The problem is, the numbers don’t add up. All of those individual contributions can’t possibly achieve the stated long term goals. And so the deal calls for a “ratcheting up” of ambition (through more aggressive INDCs) every five years, starting in 2018. Also, because not all countries can afford to make the investments in switching to carbon-free renewables—or to adapt to the impacts climate change that are already baked in—rich countries are compelled to help out by funding various “climate finance” programs.

While there were (and remain) plenty who criticize the deal as unfair and not nearly ambitious enough, the general consensus was that Paris produced an agreement that was better than anything that our global politics should have been able to deliver. As George Monbiot wrote for The Guardian, “By comparison to what it could have been, it’s a miracle. By comparison to what it should have been, it’s a disaster.”

This week, a prominent coalition of scientists are expected to release a deeper dive into the numbers and the latest climate projections, which will likely reveal that the biggest greenhouse gas polluters have to cut emissions by a lot more than what they’ve pledged so far if the world stands any chance of avoiding truly catastrophic, society-destabilizing impacts of climate change.

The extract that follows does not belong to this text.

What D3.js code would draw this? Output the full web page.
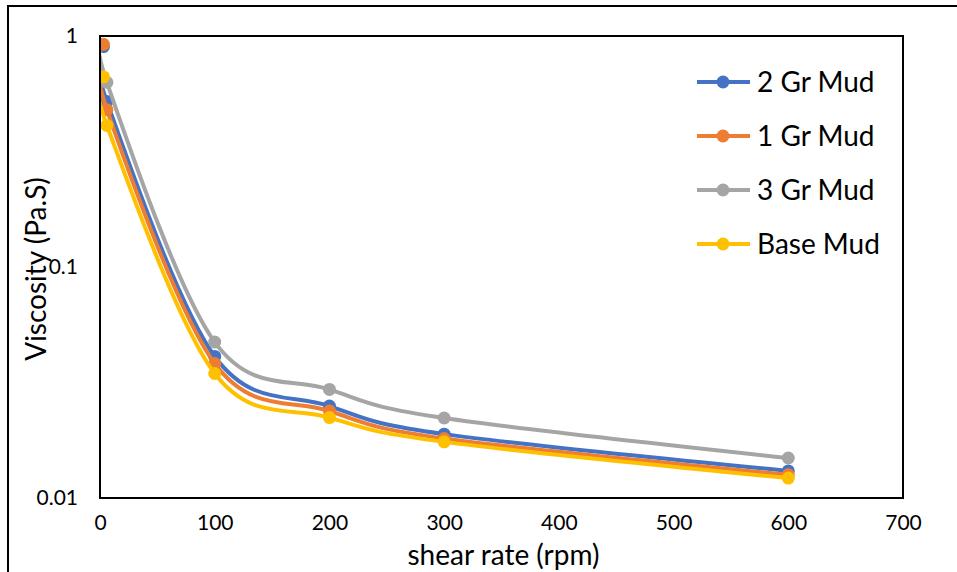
<!DOCTYPE html>
<html>
<head>
<meta charset="utf-8">
<script src="https://cdn.jsdelivr.net/npm/d3@7"></script>
<style>
  body { margin: 0; background: #fff; }
  text { font-family: Lato, "Open Sans", sans-serif; fill: #000; }
</style>
</head>
<body>
<svg id="chart" width="957" height="572"></svg>
<script>
// shear rate (rpm)
var shearRate = [3, 6, 100, 200, 300, 600];
// viscosity (Pa.S) per mud
var mud2Gr = [0.9, 0.52, 0.041, 0.0250, 0.0189, 0.0131];
var mud1Gr = [0.92, 0.48, 0.0382, 0.0238, 0.0181, 0.0126];
var mud3Gr = [1.15, 0.63, 0.0473, 0.0295, 0.0222, 0.0149];
var mudBase = [0.665, 0.41, 0.0346, 0.0223, 0.0175, 0.0122];
var seriesNames = ["2 Gr Mud", "1 Gr Mud", "3 Gr Mud", "Base Mud"];
var xTicks = [0, 100, 200, 300, 400, 500, 600, 700];
var yTicks = [0.01, 0.1, 1];

var series = [
  {name: seriesNames[0], vals: mud2Gr, color: "#4472C4"},
  {name: seriesNames[1], vals: mud1Gr, color: "#ED7D31"},
  {name: seriesNames[2], vals: mud3Gr, color: "#A5A5A5"},
  {name: seriesNames[3], vals: mudBase, color: "#FFC000"}
];

var svg = d3.select("#chart");
var plot = {left: 100, top: 36, right: 903, bottom: 498};

var x = d3.scaleLinear().domain([0, 700]).range([plot.left, plot.right]);
var y = d3.scaleLog().domain([0.01, 1]).range([plot.bottom, plot.top]);

// clip so points above 1 are hidden like in Excel
svg.append("defs").append("clipPath").attr("id", "plotClip")
  .append("rect")
  .attr("x", plot.left).attr("y", plot.top)
  .attr("width", plot.right - plot.left).attr("height", plot.bottom - plot.top);

// outer chart border
svg.append("rect")
  .attr("x", 8).attr("y", 6)
  .attr("width", 1000).attr("height", 700)
  .attr("fill", "none").attr("stroke", "#000").attr("stroke-width", 2);

// axes (labels only, Excel style)
var xAxis = svg.append("g")
  .attr("transform", "translate(0," + plot.bottom + ")")
  .call(d3.axisBottom(x).tickValues(xTicks).tickSize(0).tickPadding(25).tickFormat(d3.format("d")));
xAxis.select(".domain").remove();
xAxis.selectAll("text").style("font-size", "21px").attr("dy", "0.35em");

var yAxis = svg.append("g")
  .attr("transform", "translate(" + (plot.left - 22) + ",0)")
  .call(d3.axisLeft(y).tickValues(yTicks).tickSize(0).tickPadding(0).tickFormat(function(d){ return String(d); }));
yAxis.select(".domain").remove();
yAxis.selectAll("text").style("font-size", "21px");

// axis titles
svg.append("text")
  .attr("x", (plot.left + plot.right) / 2 + 2)
  .attr("y", 565)
  .attr("text-anchor", "middle")
  .style("font-size", "28px")
  .text("shear rate (rpm)");

svg.append("text")
  .attr("transform", "translate(46," + 269 + ") rotate(-90)")
  .attr("text-anchor", "middle")
  .style("font-size", "28px")
  .text("Viscosity (Pa.S)");

// series
var line = d3.line()
  .x(function(d){ return x(d[0]); })
  .y(function(d){ return y(d[1]); })
  .curve(d3.curveCatmullRom.alpha(0));

var marks = svg.append("g").attr("clip-path", "url(#plotClip)");
series.forEach(function(s){
  var pts = shearRate.map(function(r, i){ return [r, s.vals[i]]; });
  var g = marks.append("g");
  g.append("path")
    .datum(pts)
    .attr("d", line)
    .attr("fill", "none")
    .attr("stroke", s.color)
    .attr("stroke-width", 4)
    .attr("stroke-linejoin", "round");
  g.selectAll("circle").data(pts).enter().append("circle")
    .attr("cx", function(d){ return x(d[0]); })
    .attr("cy", function(d){ return y(d[1]); })
    .attr("r", 6.5)
    .attr("fill", s.color);
});

// plot area box
svg.append("rect")
  .attr("x", plot.left).attr("y", plot.top)
  .attr("width", plot.right - plot.left).attr("height", plot.bottom - plot.top)
  .attr("fill", "none").attr("stroke", "#000").attr("stroke-width", 2);

// legend
var legend = svg.append("g").attr("class", "legend");
var rowY = d3.scalePoint().domain(seriesNames).range([82, 244]);
series.forEach(function(s){
  var gy = rowY(s.name);
  legend.append("line")
    .attr("x1", 697).attr("x2", 750).attr("y1", gy).attr("y2", gy)
    .attr("stroke", s.color).attr("stroke-width", 4);
  legend.append("circle")
    .attr("cx", 723).attr("cy", gy).attr("r", 6.5).attr("fill", s.color);
  legend.append("text")
    .attr("x", 757).attr("y", gy).attr("dy", "0.36em")
    .style("font-size", "28px")
    .text(s.name);
});
</script>
</body>
</html>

Back in December, UN Secretary General Ban Ki-Moon offered that, “The Paris Agreement is a floor not a ceiling. It ensures that in 2018 we come back and do what is necessary by the climate science.” Until the agreement is finally signed and brought into force, we’re still living in a world without even a minimal commitment for global greenhouse gas reductions.

As the scientists tell us, the “floor” set by this Paris Agreement is still precarious and scary. But continuing to live over the void with no floor of climate action at all is downright frightening.